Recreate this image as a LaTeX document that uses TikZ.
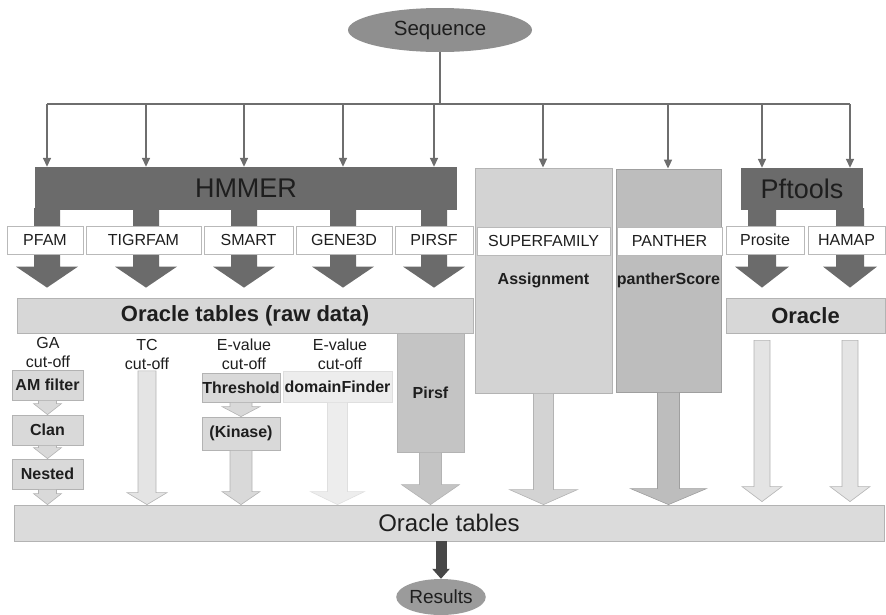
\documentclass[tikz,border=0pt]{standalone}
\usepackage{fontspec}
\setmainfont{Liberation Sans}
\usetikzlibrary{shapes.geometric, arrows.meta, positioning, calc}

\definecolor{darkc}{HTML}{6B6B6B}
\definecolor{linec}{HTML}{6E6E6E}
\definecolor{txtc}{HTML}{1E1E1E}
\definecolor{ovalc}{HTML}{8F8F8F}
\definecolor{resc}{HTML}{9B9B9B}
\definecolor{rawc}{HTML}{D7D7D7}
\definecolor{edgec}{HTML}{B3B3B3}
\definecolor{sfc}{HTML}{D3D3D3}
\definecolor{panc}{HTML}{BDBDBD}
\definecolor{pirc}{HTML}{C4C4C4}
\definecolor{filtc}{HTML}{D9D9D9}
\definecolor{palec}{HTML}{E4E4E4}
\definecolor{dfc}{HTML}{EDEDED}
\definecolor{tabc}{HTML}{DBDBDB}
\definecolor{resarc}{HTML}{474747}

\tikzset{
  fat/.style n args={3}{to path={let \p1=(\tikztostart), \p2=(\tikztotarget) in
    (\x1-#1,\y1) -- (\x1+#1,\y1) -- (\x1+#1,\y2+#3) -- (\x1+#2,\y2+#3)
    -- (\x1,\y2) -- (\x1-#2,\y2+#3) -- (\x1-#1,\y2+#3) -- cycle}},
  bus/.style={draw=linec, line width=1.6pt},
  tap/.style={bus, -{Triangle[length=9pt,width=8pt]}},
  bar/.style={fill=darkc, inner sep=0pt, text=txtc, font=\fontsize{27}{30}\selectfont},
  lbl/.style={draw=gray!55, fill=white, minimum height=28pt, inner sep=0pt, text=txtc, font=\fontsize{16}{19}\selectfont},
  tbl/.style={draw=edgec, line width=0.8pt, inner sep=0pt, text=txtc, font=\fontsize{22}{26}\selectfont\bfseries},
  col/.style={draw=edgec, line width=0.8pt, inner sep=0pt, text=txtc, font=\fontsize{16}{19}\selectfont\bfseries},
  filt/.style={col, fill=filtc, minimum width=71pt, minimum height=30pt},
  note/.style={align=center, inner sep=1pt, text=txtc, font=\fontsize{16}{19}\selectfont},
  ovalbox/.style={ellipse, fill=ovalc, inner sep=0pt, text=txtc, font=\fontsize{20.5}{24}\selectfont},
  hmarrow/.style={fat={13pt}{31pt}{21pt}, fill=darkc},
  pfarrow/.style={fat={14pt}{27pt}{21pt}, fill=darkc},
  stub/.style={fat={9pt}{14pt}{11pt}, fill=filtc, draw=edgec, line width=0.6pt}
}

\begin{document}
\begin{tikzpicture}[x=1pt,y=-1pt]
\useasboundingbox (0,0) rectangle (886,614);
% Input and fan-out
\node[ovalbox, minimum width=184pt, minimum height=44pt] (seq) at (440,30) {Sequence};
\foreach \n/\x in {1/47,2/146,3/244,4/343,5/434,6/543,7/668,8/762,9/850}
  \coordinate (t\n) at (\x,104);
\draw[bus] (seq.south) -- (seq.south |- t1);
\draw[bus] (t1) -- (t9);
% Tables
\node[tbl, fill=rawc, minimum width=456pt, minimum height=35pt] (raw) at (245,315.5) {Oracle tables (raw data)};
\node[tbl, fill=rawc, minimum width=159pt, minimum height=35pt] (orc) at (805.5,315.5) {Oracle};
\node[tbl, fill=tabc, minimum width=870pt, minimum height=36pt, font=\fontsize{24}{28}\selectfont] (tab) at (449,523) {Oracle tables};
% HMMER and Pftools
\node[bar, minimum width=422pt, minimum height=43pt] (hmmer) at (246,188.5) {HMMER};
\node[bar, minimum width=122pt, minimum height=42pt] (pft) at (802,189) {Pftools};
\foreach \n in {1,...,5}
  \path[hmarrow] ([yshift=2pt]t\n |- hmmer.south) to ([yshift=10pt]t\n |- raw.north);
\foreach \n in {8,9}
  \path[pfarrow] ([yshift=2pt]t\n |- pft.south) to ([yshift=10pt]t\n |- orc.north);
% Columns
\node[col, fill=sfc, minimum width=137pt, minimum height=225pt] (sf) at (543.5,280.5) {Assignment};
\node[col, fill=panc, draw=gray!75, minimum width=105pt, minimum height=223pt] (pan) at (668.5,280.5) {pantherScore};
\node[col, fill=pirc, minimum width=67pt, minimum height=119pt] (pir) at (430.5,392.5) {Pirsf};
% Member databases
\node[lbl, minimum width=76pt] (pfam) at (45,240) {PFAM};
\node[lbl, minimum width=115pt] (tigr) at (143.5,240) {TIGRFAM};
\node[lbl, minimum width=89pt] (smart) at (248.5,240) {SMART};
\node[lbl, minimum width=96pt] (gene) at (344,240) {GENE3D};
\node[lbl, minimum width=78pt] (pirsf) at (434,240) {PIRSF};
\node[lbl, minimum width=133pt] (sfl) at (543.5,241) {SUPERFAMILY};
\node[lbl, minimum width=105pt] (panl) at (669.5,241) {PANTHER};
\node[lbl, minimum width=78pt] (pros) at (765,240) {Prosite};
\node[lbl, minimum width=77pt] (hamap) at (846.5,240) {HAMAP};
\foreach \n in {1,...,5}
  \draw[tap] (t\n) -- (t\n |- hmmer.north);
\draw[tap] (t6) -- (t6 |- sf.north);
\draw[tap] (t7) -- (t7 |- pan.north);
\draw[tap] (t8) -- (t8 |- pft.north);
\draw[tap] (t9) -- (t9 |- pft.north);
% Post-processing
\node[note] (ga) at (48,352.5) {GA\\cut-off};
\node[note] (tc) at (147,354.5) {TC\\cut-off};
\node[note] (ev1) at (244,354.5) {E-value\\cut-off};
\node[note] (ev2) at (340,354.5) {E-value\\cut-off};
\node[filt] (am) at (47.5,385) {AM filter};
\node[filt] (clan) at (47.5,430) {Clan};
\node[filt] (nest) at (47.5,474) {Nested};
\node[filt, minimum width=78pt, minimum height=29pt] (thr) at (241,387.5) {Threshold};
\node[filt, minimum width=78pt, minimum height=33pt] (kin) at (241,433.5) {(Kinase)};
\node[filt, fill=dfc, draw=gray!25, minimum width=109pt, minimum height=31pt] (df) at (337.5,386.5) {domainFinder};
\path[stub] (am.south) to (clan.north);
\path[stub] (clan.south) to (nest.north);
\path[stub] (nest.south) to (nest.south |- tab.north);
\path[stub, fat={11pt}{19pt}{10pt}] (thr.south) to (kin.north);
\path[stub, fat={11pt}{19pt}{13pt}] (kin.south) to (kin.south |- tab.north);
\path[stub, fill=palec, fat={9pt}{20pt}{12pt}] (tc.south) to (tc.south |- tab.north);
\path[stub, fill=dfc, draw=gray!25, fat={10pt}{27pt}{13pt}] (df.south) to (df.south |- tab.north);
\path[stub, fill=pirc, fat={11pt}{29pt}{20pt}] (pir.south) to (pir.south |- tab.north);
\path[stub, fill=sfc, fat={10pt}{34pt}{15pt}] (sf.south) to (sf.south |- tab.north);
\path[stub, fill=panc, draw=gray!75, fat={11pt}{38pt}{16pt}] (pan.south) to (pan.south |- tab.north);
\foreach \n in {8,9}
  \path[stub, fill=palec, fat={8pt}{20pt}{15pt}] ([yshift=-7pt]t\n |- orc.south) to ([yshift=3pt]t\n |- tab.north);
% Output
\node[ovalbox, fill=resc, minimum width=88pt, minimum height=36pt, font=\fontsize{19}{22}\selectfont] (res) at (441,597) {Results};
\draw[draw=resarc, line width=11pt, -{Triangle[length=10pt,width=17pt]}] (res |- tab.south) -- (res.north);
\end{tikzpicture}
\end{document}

> _Exercise goal_:
Leave out the pictures and give the listing above again exactly.

> _Result_:
Recreate this image as a LaTeX document that uses TikZ.
\documentclass[tikz,border=0pt]{standalone}
\usepackage{fontspec}
\setmainfont{Liberation Sans}
\usetikzlibrary{shapes.geometric, arrows.meta, positioning, calc}

\definecolor{darkc}{HTML}{6B6B6B}
\definecolor{linec}{HTML}{6E6E6E}
\definecolor{txtc}{HTML}{1E1E1E}
\definecolor{ovalc}{HTML}{8F8F8F}
\definecolor{resc}{HTML}{9B9B9B}
\definecolor{rawc}{HTML}{D7D7D7}
\definecolor{edgec}{HTML}{B3B3B3}
\definecolor{sfc}{HTML}{D3D3D3}
\definecolor{panc}{HTML}{BDBDBD}
\definecolor{pirc}{HTML}{C4C4C4}
\definecolor{filtc}{HTML}{D9D9D9}
\definecolor{palec}{HTML}{E4E4E4}
\definecolor{dfc}{HTML}{EDEDED}
\definecolor{tabc}{HTML}{DBDBDB}
\definecolor{resarc}{HTML}{474747}

\tikzset{
  fat/.style n args={3}{to path={let \p1=(\tikztostart), \p2=(\tikztotarget) in
    (\x1-#1,\y1) -- (\x1+#1,\y1) -- (\x1+#1,\y2+#3) -- (\x1+#2,\y2+#3)
    -- (\x1,\y2) -- (\x1-#2,\y2+#3) -- (\x1-#1,\y2+#3) -- cycle}},
  bus/.style={draw=linec, line width=1.6pt},
  tap/.style={bus, -{Triangle[length=9pt,width=8pt]}},
  bar/.style={fill=darkc, inner sep=0pt, text=txtc, font=\fontsize{27}{30}\selectfont},
  lbl/.style={draw=gray!55, fill=white, minimum height=28pt, inner sep=0pt, text=txtc, font=\fontsize{16}{19}\selectfont},
  tbl/.style={draw=edgec, line width=0.8pt, inner sep=0pt, text=txtc, font=\fontsize{22}{26}\selectfont\bfseries},
  col/.style={draw=edgec, line width=0.8pt, inner sep=0pt, text=txtc, font=\fontsize{16}{19}\selectfont\bfseries},
  filt/.style={col, fill=filtc, minimum width=71pt, minimum height=30pt},
  note/.style={align=center, inner sep=1pt, text=txtc, font=\fontsize{16}{19}\selectfont},
  ovalbox/.style={ellipse, fill=ovalc, inner sep=0pt, text=txtc, font=\fontsize{20.5}{24}\selectfont},
  hmarrow/.style={fat={13pt}{31pt}{21pt}, fill=darkc},
  pfarrow/.style={fat={14pt}{27pt}{21pt}, fill=darkc},
  stub/.style={fat={9pt}{14pt}{11pt}, fill=filtc, draw=edgec, line width=0.6pt}
}

\begin{document}
\begin{tikzpicture}[x=1pt,y=-1pt]
\useasboundingbox (0,0) rectangle (886,614);
% Input and fan-out
\node[ovalbox, minimum width=184pt, minimum height=44pt] (seq) at (440,30) {Sequence};
\foreach \n/\x in {1/47,2/146,3/244,4/343,5/434,6/543,7/668,8/762,9/850}
  \coordinate (t\n) at (\x,104);
\draw[bus] (seq.south) -- (seq.south |- t1);
\draw[bus] (t1) -- (t9);
% Tables
\node[tbl, fill=rawc, minimum width=456pt, minimum height=35pt] (raw) at (245,315.5) {Oracle tables (raw data)};
\node[tbl, fill=rawc, minimum width=159pt, minimum height=35pt] (orc) at (805.5,315.5) {Oracle};
\node[tbl, fill=tabc, minimum width=870pt, minimum height=36pt, font=\fontsize{24}{28}\selectfont] (tab) at (449,523) {Oracle tables};
% HMMER and Pftools
\node[bar, minimum width=422pt, minimum height=43pt] (hmmer) at (246,188.5) {HMMER};
\node[bar, minimum width=122pt, minimum height=42pt] (pft) at (802,189) {Pftools};
\foreach \n in {1,...,5}
  \path[hmarrow] ([yshift=2pt]t\n |- hmmer.south) to ([yshift=10pt]t\n |- raw.north);
\foreach \n in {8,9}
  \path[pfarrow] ([yshift=2pt]t\n |- pft.south) to ([yshift=10pt]t\n |- orc.north);
% Columns
\node[col, fill=sfc, minimum width=137pt, minimum height=225pt] (sf) at (543.5,280.5) {Assignment};
\node[col, fill=panc, draw=gray!75, minimum width=105pt, minimum height=223pt] (pan) at (668.5,280.5) {pantherScore};
\node[col, fill=pirc, minimum width=67pt, minimum height=119pt] (pir) at (430.5,392.5) {Pirsf};
% Member databases
\node[lbl, minimum width=76pt] (pfam) at (45,240) {PFAM};
\node[lbl, minimum width=115pt] (tigr) at (143.5,240) {TIGRFAM};
\node[lbl, minimum width=89pt] (smart) at (248.5,240) {SMART};
\node[lbl, minimum width=96pt] (gene) at (344,240) {GENE3D};
\node[lbl, minimum width=78pt] (pirsf) at (434,240) {PIRSF};
\node[lbl, minimum width=133pt] (sfl) at (543.5,241) {SUPERFAMILY};
\node[lbl, minimum width=105pt] (panl) at (669.5,241) {PANTHER};
\node[lbl, minimum width=78pt] (pros) at (765,240) {Prosite};
\node[lbl, minimum width=77pt] (hamap) at (846.5,240) {HAMAP};
\foreach \n in {1,...,5}
  \draw[tap] (t\n) -- (t\n |- hmmer.north);
\draw[tap] (t6) -- (t6 |- sf.north);
\draw[tap] (t7) -- (t7 |- pan.north);
\draw[tap] (t8) -- (t8 |- pft.north);
\draw[tap] (t9) -- (t9 |- pft.north);
% Post-processing
\node[note] (ga) at (48,352.5) {GA\\cut-off};
\node[note] (tc) at (147,354.5) {TC\\cut-off};
\node[note] (ev1) at (244,354.5) {E-value\\cut-off};
\node[note] (ev2) at (340,354.5) {E-value\\cut-off};
\node[filt] (am) at (47.5,385) {AM filter};
\node[filt] (clan) at (47.5,430) {Clan};
\node[filt] (nest) at (47.5,474) {Nested};
\node[filt, minimum width=78pt, minimum height=29pt] (thr) at (241,387.5) {Threshold};
\node[filt, minimum width=78pt, minimum height=33pt] (kin) at (241,433.5) {(Kinase)};
\node[filt, fill=dfc, draw=gray!25, minimum width=109pt, minimum height=31pt] (df) at (337.5,386.5) {domainFinder};
\path[stub] (am.south) to (clan.north);
\path[stub] (clan.south) to (nest.north);
\path[stub] (nest.south) to (nest.south |- tab.north);
\path[stub, fat={11pt}{19pt}{10pt}] (thr.south) to (kin.north);
\path[stub, fat={11pt}{19pt}{13pt}] (kin.south) to (kin.south |- tab.north);
\path[stub, fill=palec, fat={9pt}{20pt}{12pt}] (tc.south) to (tc.south |- tab.north);
\path[stub, fill=dfc, draw=gray!25, fat={10pt}{27pt}{13pt}] (df.south) to (df.south |- tab.north);
\path[stub, fill=pirc, fat={11pt}{29pt}{20pt}] (pir.south) to (pir.south |- tab.north);
\path[stub, fill=sfc, fat={10pt}{34pt}{15pt}] (sf.south) to (sf.south |- tab.north);
\path[stub, fill=panc, draw=gray!75, fat={11pt}{38pt}{16pt}] (pan.south) to (pan.south |- tab.north);
\foreach \n in {8,9}
  \path[stub, fill=palec, fat={8pt}{20pt}{15pt}] ([yshift=-7pt]t\n |- orc.south) to ([yshift=3pt]t\n |- tab.north);
% Output
\node[ovalbox, fill=resc, minimum width=88pt, minimum height=36pt, font=\fontsize{19}{22}\selectfont] (res) at (441,597) {Results};
\draw[draw=resarc, line width=11pt, -{Triangle[length=10pt,width=17pt]}] (res |- tab.south) -- (res.north);
\end{tikzpicture}
\end{document}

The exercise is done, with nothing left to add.